● Exercise prompt:
Without the pictures, output the lines of the material from the very first through the one that holds "from matplotlib.lines import Line2D".
--- begin ---
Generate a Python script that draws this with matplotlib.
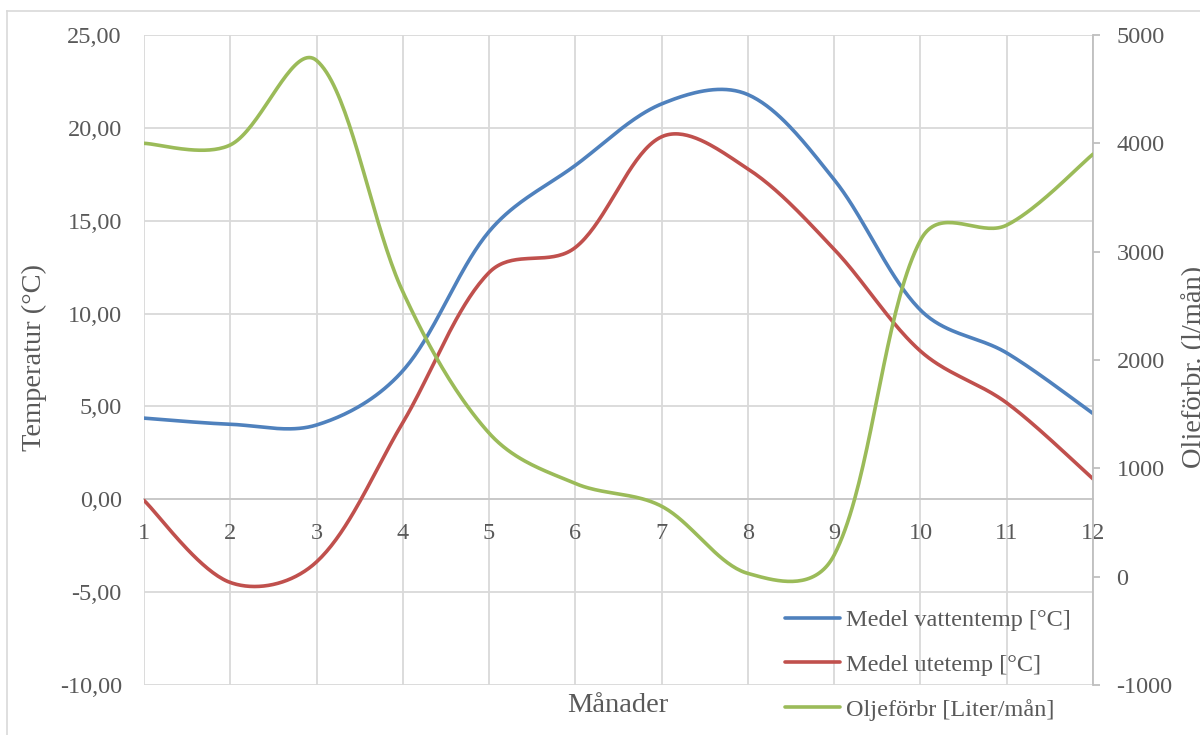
import numpy as np
import matplotlib
matplotlib.use("Agg")
import matplotlib.pyplot as plt
from matplotlib.ticker import FuncFormatter, MultipleLocator
from matplotlib.lines import Line2D

# Monthly averages
months = [1, 2, 3, 4, 5, 6, 7, 8, 9, 10, 11, 12]
vattentemp = [4.37, 4.04, 4.00, 6.92, 14.42, 17.98, 21.29, 21.79, 17.21, 10.19, 7.88, 4.62]
utetemp = [-0.06, -4.48, -3.37, 4.13, 12.21, 13.56, 19.52, 17.79, 13.46, 7.98, 5.19, 1.10]
oljeforbr = [4000, 3985, 4765, 2630, 1325, 860, 650, 30, 200, 3105, 3245, 3900]

labels = ["Medel vattentemp [°C]", "Medel utetemp [°C]", "Oljeförbr [Liter/mån]"]
colors = ["#4F81BD", "#C0504D", "#9BBB59"]

TEXT = "#595959"
GRID = "#D9D9D9"
FONT = "Liberation Serif"
FS = 17.5
FS_TITLE = 20.5

plt.rcParams["font.family"] = [FONT, "DejaVu Serif"]

W, H = 1200, 735
AX_LEFT, AX_RIGHT, AX_TOP, AX_BOTTOM = 144, 1093, 35, 685


def smooth(x, y, sx, sy, n=40):
    """Smoothed line: cubic Bezier segments whose control arms are weighted
    by the neighbouring chord lengths, measured in screen units."""
    p = np.column_stack([np.asarray(x, float) * sx, np.asarray(y, float) * sy])
    m = len(p)
    t = np.linspace(0, 1, n)[:, None]
    out = []

    def arm(i, toward):
        # control arm leaving point i toward neighbour `toward`
        if i == 0 or i == m - 1:
            return (p[toward] - p[i]) / 6.0
        tang = p[i + 1] - p[i - 1]
        d_prev = np.sqrt(np.linalg.norm(p[i] - p[i - 1]))
        d_next = np.sqrt(np.linalg.norm(p[i + 1] - p[i]))
        if toward > i:
            return tang * d_next / (d_prev + d_next) / 3.0
        return -tang * d_prev / (d_prev + d_next) / 3.0

    for i in range(m - 1):
        p1, p2 = p[i], p[i + 1]
        c1 = p1 + arm(i, i + 1)
        c2 = p2 + arm(i + 1, i)
        seg = ((1 - t) ** 3) * p1 + 3 * ((1 - t) ** 2) * t * c1 + 3 * (1 - t) * t ** 2 * c2 + t ** 3 * p2
        out.append(seg if i == 0 else seg[1:])
    s = np.vstack(out)
    return s[:, 0] / sx, s[:, 1] / sy


fig = plt.figure(figsize=(12, 7.35), dpi=100)
ax = fig.add_axes([AX_LEFT / W, 1 - AX_BOTTOM / H, (AX_RIGHT - AX_LEFT) / W, (AX_BOTTOM - AX_TOP) / H])
ax2 = ax.twinx()

# Chart frame
fig.add_artist(Line2D([7 / W, 1.0], [1 - 11 / H, 1 - 11 / H], transform=fig.transFigure, color=GRID, lw=1.2))
fig.add_artist(Line2D([7 / W, 7 / W], [1 - 11 / H, 0.0], transform=fig.transFigure, color=GRID, lw=1.2))

xlim = (1, 12)
ylim = (-10, 25)
ylim2 = (-1000, 5000)
sx = (AX_RIGHT - AX_LEFT) / (xlim[1] - xlim[0])
sy = (AX_BOTTOM - AX_TOP) / (ylim[1] - ylim[0])
sy2 = (AX_BOTTOM - AX_TOP) / (ylim2[1] - ylim2[0])

lw = 2.6
xs, ys = smooth(months, vattentemp, sx, sy)
l1, = ax.plot(xs, ys, color=colors[0], lw=lw, solid_capstyle="round", zorder=3)
xs, ys = smooth(months, utetemp, sx, sy)
l2, = ax.plot(xs, ys, color=colors[1], lw=lw, solid_capstyle="round", zorder=3)
xs, ys = smooth(months, oljeforbr, sx, sy2)
l3, = ax2.plot(xs, ys, color=colors[2], lw=lw, solid_capstyle="round", zorder=3)

ax.set_xlim(*xlim)
ax.set_ylim(*ylim)
ax2.set_ylim(*ylim2)

ax.yaxis.set_major_locator(MultipleLocator(5))
ax.yaxis.set_major_formatter(FuncFormatter(lambda v, p: f"{v:.2f}".replace(".", ",")))
ax2.yaxis.set_major_locator(MultipleLocator(1000))
ax2.yaxis.set_major_formatter(FuncFormatter(lambda v, p: f"{v:.0f}"))
ax.set_xticks(months)

ax.grid(True, color=GRID, lw=1.3)
ax.set_axisbelow(True)

for s in ["top", "left", "right"]:
    ax.spines[s].set_visible(False)
ax.spines["bottom"].set_position(("data", 0))
ax.spines["bottom"].set_color("#C8C8C8")
ax.spines["bottom"].set_linewidth(1.3)
for s in ["top", "left", "bottom"]:
    ax2.spines[s].set_visible(False)
ax2.spines["right"].set_color("#BFBFBF")
ax2.spines["right"].set_linewidth(1.3)

ax.tick_params(axis="y", length=0, pad=16, labelsize=FS, labelcolor=TEXT)
ax.tick_params(axis="x", length=0, pad=17, labelsize=FS, labelcolor=TEXT)
ax2.tick_params(axis="y", length=5, width=1.3, color="#BFBFBF", pad=12, labelsize=FS, labelcolor=TEXT)

fig.text(34 / W, 1 - 358 / H, "Temperatur (°C)", rotation=90, ha="center", va="center",
         fontsize=FS_TITLE, color=TEXT)
fig.text(1181 / W, 1 - 367 / H, "Oljeförbr. (l/mån)", rotation=90, ha="left", va="center",
         fontsize=FS_TITLE, color=TEXT)
fig.text(618 / W, 1 - 706 / H, "Månader", ha="center", va="center", fontsize=FS_TITLE, color=TEXT)

leg = ax2.legend([l1, l2, l3], labels, loc="upper left",
                 bbox_to_anchor=(785 / W, 1 - 609 / H), bbox_transform=fig.transFigure,
                 frameon=False, fontsize=FS, handlelength=2.25, handletextpad=0.25,
                 labelspacing=0.94, borderpad=0, borderaxespad=0)
for t in leg.get_texts():
    t.set_color(TEXT)

fig.savefig("out.png", dpi=100, facecolor="white")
--- end ---
● Worked solution:
Generate a Python script that draws this with matplotlib.
import numpy as np
import matplotlib
matplotlib.use("Agg")
import matplotlib.pyplot as plt
from matplotlib.ticker import FuncFormatter, MultipleLocator
from matplotlib.lines import Line2D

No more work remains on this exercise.